# Description of the task
Count every line where "this" shows up, and give that number only.

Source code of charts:

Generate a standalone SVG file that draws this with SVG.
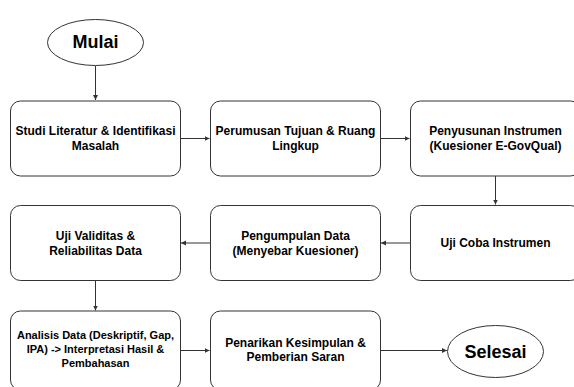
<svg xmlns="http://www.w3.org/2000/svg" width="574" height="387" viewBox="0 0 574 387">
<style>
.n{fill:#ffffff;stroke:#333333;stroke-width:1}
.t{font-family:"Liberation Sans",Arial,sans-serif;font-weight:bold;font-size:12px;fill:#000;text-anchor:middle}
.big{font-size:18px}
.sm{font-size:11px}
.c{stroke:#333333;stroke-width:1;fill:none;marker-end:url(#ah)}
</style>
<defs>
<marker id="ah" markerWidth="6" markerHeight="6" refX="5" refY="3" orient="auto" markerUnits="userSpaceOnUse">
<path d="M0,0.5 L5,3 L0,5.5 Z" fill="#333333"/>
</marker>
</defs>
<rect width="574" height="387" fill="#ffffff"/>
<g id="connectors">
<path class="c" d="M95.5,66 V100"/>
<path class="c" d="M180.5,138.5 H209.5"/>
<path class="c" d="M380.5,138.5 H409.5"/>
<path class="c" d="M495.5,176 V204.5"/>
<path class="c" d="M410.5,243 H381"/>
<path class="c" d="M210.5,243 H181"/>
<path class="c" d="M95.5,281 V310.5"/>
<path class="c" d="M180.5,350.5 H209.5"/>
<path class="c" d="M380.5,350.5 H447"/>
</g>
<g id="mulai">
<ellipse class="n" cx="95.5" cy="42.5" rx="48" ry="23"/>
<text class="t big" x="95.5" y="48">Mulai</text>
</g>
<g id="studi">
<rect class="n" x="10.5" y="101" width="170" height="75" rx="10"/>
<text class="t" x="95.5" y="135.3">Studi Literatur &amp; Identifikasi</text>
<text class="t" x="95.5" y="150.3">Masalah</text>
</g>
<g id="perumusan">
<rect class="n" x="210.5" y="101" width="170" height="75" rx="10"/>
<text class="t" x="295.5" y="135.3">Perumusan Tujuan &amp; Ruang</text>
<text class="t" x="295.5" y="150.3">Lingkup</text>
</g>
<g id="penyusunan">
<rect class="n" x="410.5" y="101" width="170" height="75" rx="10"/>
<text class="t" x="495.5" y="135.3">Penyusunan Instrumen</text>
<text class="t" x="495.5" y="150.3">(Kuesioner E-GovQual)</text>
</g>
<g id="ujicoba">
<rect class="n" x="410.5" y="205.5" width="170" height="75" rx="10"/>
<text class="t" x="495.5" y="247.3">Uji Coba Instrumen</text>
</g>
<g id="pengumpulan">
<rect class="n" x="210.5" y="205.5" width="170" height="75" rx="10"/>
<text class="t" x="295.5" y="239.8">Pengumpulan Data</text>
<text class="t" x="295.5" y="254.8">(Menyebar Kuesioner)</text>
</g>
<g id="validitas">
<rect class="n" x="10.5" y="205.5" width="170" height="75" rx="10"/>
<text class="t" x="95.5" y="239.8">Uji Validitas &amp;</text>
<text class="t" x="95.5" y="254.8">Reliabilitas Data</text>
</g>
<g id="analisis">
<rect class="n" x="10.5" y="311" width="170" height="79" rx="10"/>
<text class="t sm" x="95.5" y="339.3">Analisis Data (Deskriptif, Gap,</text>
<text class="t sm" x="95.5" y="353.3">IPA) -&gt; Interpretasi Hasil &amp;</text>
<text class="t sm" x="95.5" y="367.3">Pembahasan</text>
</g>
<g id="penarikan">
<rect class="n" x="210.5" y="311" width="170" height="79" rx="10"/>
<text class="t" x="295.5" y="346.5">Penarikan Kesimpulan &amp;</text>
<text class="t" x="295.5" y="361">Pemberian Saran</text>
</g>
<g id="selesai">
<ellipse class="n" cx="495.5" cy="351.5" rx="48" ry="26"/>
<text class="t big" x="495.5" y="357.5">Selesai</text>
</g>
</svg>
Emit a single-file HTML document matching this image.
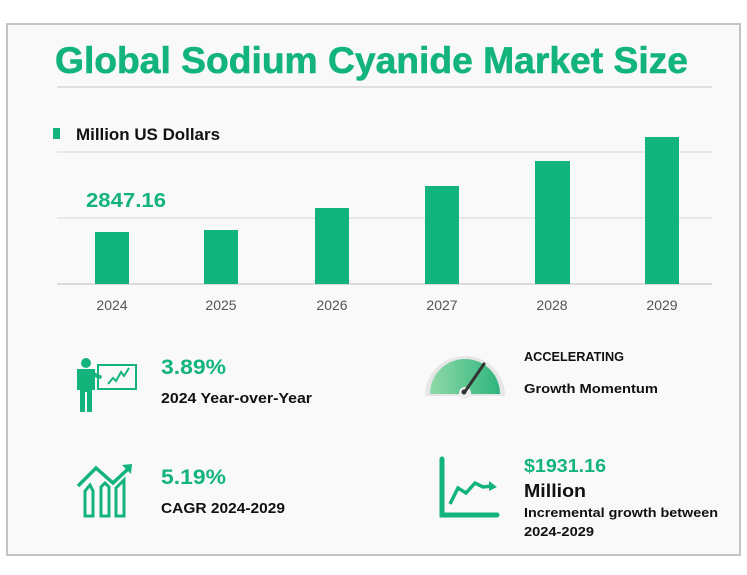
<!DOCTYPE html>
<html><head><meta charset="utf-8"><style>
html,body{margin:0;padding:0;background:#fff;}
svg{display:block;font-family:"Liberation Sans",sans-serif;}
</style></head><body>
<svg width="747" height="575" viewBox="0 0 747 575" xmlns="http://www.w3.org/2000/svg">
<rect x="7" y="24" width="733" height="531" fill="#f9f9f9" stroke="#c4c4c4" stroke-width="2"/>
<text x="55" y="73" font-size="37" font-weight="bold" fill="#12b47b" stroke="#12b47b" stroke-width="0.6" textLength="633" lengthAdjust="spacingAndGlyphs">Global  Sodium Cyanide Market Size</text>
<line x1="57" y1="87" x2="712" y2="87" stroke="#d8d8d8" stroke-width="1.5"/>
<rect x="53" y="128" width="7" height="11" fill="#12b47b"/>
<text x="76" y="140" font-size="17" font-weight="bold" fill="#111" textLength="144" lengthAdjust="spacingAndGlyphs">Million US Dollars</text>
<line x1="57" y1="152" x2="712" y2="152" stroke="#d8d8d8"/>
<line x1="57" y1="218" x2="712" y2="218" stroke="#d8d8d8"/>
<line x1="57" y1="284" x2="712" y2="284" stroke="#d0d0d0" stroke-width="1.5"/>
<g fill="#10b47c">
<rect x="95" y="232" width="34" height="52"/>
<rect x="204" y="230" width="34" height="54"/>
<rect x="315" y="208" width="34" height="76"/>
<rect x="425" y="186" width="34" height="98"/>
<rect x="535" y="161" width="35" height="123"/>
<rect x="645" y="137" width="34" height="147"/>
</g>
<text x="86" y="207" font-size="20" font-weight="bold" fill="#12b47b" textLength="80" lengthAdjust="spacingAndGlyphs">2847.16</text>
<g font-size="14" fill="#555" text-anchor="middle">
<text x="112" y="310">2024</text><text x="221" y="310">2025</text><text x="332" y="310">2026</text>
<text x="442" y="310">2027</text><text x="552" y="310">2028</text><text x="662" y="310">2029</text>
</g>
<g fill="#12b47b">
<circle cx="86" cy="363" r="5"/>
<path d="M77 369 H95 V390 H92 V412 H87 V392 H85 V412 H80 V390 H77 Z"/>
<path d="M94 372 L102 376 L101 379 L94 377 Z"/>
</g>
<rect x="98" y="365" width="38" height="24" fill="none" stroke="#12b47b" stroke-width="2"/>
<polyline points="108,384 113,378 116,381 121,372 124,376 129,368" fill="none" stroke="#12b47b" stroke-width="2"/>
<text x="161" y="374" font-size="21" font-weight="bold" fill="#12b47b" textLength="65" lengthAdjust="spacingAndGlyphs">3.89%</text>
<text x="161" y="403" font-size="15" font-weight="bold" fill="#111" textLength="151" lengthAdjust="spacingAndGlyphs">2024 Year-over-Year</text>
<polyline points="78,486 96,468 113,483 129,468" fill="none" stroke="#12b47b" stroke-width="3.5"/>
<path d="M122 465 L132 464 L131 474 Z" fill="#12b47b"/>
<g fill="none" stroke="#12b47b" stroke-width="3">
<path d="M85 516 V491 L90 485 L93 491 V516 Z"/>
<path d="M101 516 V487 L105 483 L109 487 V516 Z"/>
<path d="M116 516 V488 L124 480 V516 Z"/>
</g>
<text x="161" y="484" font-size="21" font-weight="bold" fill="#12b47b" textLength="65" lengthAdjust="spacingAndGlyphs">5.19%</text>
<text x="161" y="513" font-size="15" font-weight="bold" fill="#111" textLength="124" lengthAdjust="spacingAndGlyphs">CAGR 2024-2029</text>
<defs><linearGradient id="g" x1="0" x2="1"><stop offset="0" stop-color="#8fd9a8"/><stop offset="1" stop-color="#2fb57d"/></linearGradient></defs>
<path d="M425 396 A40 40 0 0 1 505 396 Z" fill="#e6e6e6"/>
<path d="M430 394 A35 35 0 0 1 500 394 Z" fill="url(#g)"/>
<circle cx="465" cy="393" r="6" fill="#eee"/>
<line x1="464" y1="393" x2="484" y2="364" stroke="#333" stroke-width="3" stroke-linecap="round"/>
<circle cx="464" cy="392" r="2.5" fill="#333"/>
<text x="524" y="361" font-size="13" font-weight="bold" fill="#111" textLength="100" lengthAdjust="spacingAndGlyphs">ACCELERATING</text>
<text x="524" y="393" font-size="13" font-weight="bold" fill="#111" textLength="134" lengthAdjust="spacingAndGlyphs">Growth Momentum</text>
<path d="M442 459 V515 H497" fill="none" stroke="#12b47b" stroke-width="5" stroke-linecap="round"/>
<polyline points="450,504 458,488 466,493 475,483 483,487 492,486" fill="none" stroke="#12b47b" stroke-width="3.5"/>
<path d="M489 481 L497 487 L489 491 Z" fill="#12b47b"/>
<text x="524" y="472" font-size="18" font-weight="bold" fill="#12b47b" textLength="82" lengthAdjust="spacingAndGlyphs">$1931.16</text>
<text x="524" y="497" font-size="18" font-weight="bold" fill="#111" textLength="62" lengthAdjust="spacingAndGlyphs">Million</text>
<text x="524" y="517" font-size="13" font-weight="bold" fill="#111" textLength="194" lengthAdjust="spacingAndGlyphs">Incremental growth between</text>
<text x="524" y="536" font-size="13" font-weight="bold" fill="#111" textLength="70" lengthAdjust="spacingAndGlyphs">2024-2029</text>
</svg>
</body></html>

# Exercise output
2